┌────────

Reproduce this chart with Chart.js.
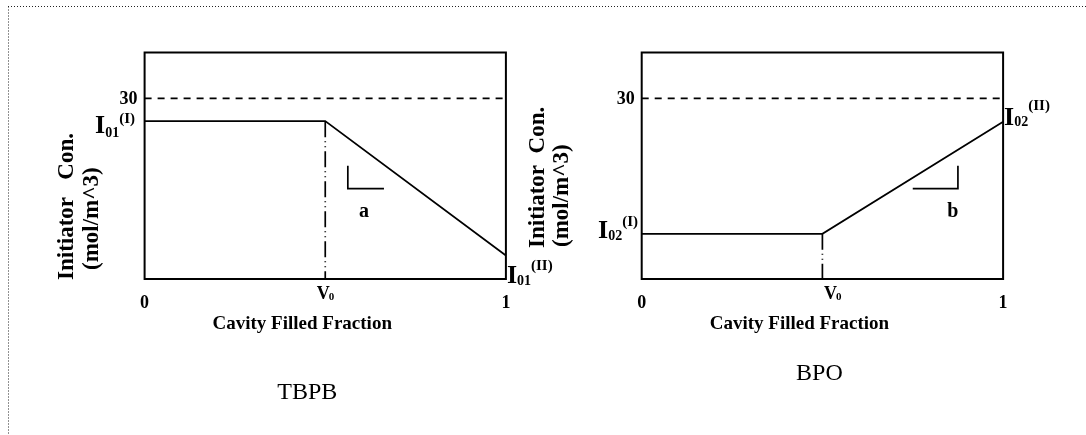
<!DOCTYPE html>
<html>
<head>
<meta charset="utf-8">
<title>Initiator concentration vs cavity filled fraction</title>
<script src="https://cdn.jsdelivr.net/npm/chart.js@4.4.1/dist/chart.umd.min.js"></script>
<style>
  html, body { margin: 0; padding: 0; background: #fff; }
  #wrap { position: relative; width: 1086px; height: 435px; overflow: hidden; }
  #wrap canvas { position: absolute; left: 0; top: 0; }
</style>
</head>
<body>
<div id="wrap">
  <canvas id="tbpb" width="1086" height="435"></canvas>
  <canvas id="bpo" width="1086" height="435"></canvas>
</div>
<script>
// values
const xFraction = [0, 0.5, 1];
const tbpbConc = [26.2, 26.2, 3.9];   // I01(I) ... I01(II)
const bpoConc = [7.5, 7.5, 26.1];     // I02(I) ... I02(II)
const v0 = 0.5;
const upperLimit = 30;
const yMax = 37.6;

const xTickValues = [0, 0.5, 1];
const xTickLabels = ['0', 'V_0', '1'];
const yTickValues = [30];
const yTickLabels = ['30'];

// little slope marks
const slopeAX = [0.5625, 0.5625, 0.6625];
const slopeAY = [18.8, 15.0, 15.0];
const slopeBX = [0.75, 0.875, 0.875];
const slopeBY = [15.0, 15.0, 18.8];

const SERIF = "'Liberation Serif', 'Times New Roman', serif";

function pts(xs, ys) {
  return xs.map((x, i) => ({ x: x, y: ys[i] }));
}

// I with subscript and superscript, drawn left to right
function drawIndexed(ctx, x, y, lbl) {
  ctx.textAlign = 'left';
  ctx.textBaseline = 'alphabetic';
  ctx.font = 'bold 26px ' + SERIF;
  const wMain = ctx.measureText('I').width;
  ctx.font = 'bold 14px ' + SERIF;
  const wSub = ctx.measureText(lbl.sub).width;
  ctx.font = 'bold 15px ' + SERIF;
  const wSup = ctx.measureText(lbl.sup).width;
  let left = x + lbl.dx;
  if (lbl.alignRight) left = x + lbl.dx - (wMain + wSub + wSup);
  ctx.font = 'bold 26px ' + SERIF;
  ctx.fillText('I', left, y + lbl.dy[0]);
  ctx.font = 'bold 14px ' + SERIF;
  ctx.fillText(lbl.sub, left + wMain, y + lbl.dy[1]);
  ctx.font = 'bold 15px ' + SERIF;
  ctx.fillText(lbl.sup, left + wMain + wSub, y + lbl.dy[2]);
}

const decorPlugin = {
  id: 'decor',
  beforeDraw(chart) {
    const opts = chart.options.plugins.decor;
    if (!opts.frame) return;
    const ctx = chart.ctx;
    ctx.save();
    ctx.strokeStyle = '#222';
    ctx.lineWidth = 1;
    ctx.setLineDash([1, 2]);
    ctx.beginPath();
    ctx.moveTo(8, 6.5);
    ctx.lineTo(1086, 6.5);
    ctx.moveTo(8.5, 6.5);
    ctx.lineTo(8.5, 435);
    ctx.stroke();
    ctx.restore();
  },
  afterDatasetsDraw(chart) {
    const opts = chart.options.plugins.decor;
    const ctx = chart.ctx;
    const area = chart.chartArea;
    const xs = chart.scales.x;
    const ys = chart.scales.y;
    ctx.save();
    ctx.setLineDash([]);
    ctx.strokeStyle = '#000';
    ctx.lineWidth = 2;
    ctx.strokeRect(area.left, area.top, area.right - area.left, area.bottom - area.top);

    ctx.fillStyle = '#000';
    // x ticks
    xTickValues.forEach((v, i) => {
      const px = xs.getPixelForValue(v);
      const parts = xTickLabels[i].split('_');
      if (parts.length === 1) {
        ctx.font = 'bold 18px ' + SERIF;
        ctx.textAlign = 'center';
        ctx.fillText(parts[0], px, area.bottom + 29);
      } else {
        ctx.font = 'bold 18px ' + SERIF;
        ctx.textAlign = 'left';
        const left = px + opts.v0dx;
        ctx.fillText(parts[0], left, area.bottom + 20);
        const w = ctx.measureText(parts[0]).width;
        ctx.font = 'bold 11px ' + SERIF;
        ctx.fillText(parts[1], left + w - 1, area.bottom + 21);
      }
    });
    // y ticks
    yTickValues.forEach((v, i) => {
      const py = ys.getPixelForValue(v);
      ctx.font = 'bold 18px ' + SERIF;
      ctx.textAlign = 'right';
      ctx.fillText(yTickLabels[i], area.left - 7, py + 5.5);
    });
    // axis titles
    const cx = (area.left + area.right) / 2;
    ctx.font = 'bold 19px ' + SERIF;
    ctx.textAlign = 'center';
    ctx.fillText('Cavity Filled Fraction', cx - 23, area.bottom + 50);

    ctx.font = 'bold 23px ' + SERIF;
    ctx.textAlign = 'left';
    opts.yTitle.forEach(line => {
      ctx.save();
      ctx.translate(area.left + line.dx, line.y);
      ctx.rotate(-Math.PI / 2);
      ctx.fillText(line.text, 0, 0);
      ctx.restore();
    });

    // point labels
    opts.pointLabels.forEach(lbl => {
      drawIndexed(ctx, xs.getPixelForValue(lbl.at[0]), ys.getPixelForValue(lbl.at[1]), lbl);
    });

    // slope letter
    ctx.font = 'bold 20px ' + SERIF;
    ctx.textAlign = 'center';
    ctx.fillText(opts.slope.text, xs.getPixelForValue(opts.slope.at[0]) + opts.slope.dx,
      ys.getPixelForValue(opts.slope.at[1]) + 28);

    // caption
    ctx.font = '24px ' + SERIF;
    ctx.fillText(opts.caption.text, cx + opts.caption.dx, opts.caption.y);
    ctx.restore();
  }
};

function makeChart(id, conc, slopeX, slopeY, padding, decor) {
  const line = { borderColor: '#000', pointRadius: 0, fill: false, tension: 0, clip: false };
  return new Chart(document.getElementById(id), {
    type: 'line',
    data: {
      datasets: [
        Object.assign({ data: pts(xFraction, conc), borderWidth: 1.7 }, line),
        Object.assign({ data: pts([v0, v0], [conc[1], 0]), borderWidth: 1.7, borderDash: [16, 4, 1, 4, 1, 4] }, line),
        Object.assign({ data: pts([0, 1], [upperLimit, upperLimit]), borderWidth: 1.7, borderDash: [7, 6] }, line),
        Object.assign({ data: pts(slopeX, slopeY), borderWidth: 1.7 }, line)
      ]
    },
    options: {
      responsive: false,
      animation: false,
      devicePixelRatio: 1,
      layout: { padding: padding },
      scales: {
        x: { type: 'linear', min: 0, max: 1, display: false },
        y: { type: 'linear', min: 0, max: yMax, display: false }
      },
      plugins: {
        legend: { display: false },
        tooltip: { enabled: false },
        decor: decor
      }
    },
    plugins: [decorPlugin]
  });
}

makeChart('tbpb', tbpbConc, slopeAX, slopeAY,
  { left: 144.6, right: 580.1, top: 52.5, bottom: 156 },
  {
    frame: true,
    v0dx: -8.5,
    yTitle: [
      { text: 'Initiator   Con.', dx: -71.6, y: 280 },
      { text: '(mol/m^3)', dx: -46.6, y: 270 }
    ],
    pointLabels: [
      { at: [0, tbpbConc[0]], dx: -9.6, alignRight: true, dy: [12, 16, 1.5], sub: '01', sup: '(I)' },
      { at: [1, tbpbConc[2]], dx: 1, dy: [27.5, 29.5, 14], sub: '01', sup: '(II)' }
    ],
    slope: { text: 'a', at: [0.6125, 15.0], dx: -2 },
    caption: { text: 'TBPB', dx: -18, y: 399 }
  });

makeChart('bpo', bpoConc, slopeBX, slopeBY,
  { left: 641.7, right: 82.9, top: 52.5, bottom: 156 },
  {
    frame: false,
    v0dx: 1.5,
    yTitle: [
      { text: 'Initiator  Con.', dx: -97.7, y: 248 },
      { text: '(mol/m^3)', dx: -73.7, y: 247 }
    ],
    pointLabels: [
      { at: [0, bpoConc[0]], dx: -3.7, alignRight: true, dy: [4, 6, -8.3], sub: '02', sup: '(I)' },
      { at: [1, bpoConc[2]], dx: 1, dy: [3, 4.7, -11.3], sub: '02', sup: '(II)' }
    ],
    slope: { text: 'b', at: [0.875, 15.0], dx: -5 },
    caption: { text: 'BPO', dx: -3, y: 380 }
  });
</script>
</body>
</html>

└────────

**WHAT THE EXERCISE ASKS**
Please take the lines from the beginning of the data above through the line holding "Serif', 'Times New" and transcribe them exactly, without any pictures.

**RESPONSE TO THE TASK**
Reproduce this chart with Chart.js.
<!DOCTYPE html>
<html>
<head>
<meta charset="utf-8">
<title>Initiator concentration vs cavity filled fraction</title>
<script src="https://cdn.jsdelivr.net/npm/chart.js@4.4.1/dist/chart.umd.min.js"></script>
<style>
  html, body { margin: 0; padding: 0; background: #fff; }
  #wrap { position: relative; width: 1086px; height: 435px; overflow: hidden; }
  #wrap canvas { position: absolute; left: 0; top: 0; }
</style>
</head>
<body>
<div id="wrap">
  <canvas id="tbpb" width="1086" height="435"></canvas>
  <canvas id="bpo" width="1086" height="435"></canvas>
</div>
<script>
// values
const xFraction = [0, 0.5, 1];
const tbpbConc = [26.2, 26.2, 3.9];   // I01(I) ... I01(II)
const bpoConc = [7.5, 7.5, 26.1];     // I02(I) ... I02(II)
const v0 = 0.5;
const upperLimit = 30;
const yMax = 37.6;

const xTickValues = [0, 0.5, 1];
const xTickLabels = ['0', 'V_0', '1'];
const yTickValues = [30];
const yTickLabels = ['30'];

// little slope marks
const slopeAX = [0.5625, 0.5625, 0.6625];
const slopeAY = [18.8, 15.0, 15.0];
const slopeBX = [0.75, 0.875, 0.875];
const slopeBY = [15.0, 15.0, 18.8];

const SERIF = "'Liberation Serif', 'Times New Roman', serif";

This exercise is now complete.